Brand equity and trust are difficult to replicate. High claim settlement ratios and long-term service consistency underpin consumer trust in life insurance. Max Life's reported claim settlement ratio of 99.65% and cumulative brand investment of >INR 2,000 crore over the past decade exemplify the resource intensity required to build comparable reputation. Customer acquisition cost (CAC) for new entrants in life insurance is typically ~3x that of established players due to lower conversion rates, weaker referrals, and absence of legacy trust. Max Life's proprietary agency channel contributes ~28% of sales and required ~20 years to develop into a productive and low-marginal-cost asset. Without either a massive distribution tie-up, a major bank partnership, or a genuinely disruptive cost/technology advantage, new entrants struggle to reach sustainable volumes - estimated breakeven premium run-rate for viability is around INR 1,500 crore annually in established product lines.

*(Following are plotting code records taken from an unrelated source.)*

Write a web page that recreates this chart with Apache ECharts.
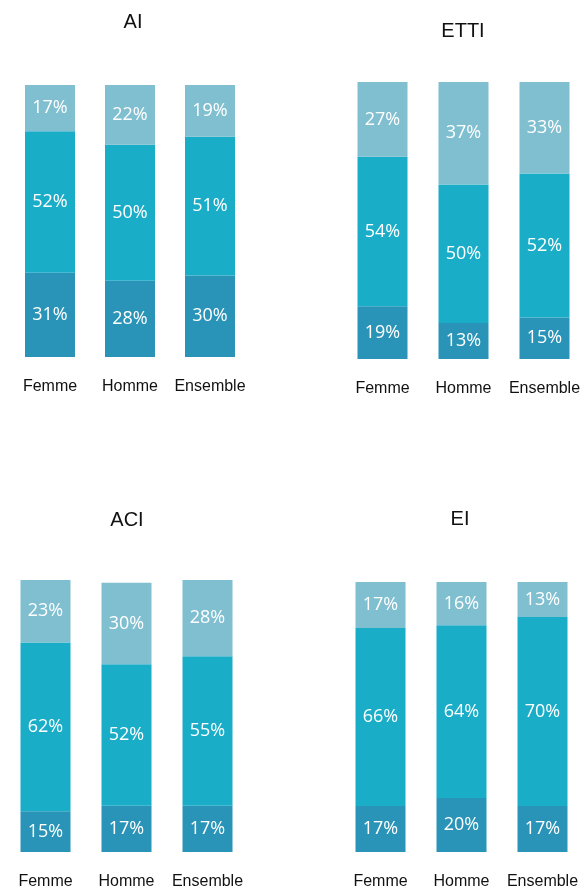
<!DOCTYPE html>
<html>
<head>
<meta charset="utf-8">
<script src="https://cdn.jsdelivr.net/npm/echarts@6/dist/echarts.min.js"></script>
<style>
  html, body { margin: 0; padding: 0; background: #fff; }
  #chart { width: 587px; height: 890px; }
</style>
</head>
<body>
<div id="chart"></div>
<script>
// données
const categories = ['Femme', 'Homme', 'Ensemble'];
const panelTitles = ['AI', 'ETTI', 'ACI', 'EI'];
// par panneau : [bas, milieu, haut] pour Femme, Homme, Ensemble
const bottomValues = [[31, 28, 30], [19, 13, 15], [15, 17, 17], [17, 20, 17]];
const middleValues = [[52, 50, 51], [54, 50, 52], [62, 52, 55], [66, 64, 70]];
const topValues    = [[17, 22, 19], [27, 37, 33], [23, 30, 28], [17, 16, 13]];

const colors = ['#2994b7', '#1aadc8', '#7fbfd0'];

// position des grilles
const grids = [
  { left: 10, top: 85, width: 240, height: 272 },
  { left: 342, top: 82, width: 243, height: 277 },
  { left: 5, top: 580, width: 243, height: 277 },
  { left: 340, top: 582, width: 243, height: 273 }
];
const titlePos = [[133, 22], [463, 31], [127, 520], [460, 519]];

let chart = echarts.init(document.getElementById('chart'));

let xAxes = [], yAxes = [], series = [], graphics = [];
grids.forEach((g, i) => {
  xAxes.push({
    type: 'category',
    gridIndex: i,
    data: categories,
    axisLine: { show: false },
    axisTick: { show: false },
    axisLabel: {
      interval: 0,
      color: '#111',
      fontSize: 16,
      fontFamily: 'Liberation Sans, Arial',
      margin: 22
    }
  });
  yAxes.push({
    type: 'value',
    gridIndex: i,
    min: 0,
    max: 100,
    show: false
  });
  [bottomValues[i], middleValues[i], topValues[i]].forEach((vals, k) => {
    series.push({
      type: 'bar',
      xAxisIndex: i,
      yAxisIndex: i,
      stack: 'p' + i,
      barWidth: 50,
      data: vals,
      itemStyle: { color: colors[k] },
      label: {
        show: true,
        position: 'inside',
        formatter: '{c}%',
        color: '#fff',
        fontSize: 18,
        fontFamily: 'Open Sans'
      }
    });
  });
  graphics.push({
    type: 'text',
    x: titlePos[i][0],
    y: titlePos[i][1],
    style: {
      text: panelTitles[i],
      fill: '#111',
      font: '20px "Liberation Sans", Arial',
      textAlign: 'center',
      textVerticalAlign: 'middle'
    }
  });
});

chart.setOption({
  animation: false,
  grid: grids,
  xAxis: xAxes,
  yAxis: yAxes,
  series: series,
  graphic: graphics
});
</script>
</body>
</html>
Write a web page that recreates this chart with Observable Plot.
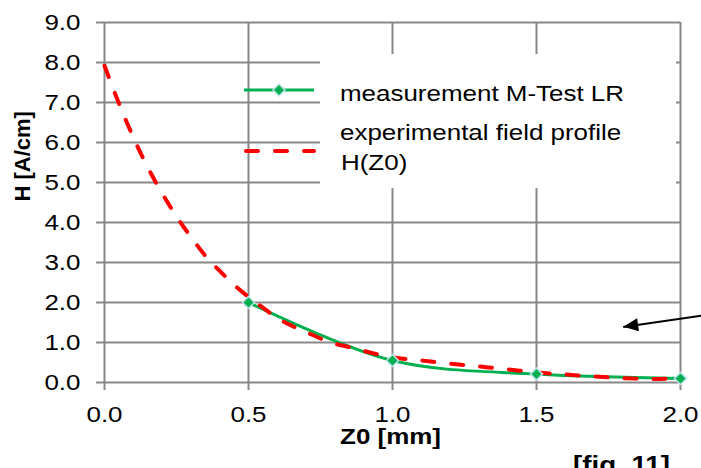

| Factor | Max Life (benchmark) | Typical New Entrant |
|---|---|---|
| Claim settlement ratio | 99.65% | Often <95% in early years |
| Brand investment (10 years) | INR 2,000+ crore | Typically |
| Customer acquisition cost (relative) | 1x | ~3x |
| Proprietary agency contribution | 28% of sales | Often negligible initially |
| Annual premium run-rate for sustainability | - | ~INR 1,500 crore target |
Net effect: the combination of high upfront and ongoing capital requirements, stringent regulatory gates and mandates, pronounced brand and distribution advantages of incumbents, and market concentration creates a high barrier environment that substantially limits credible new entrants to well-funded, strategically partnered, or regulatory-favored entities.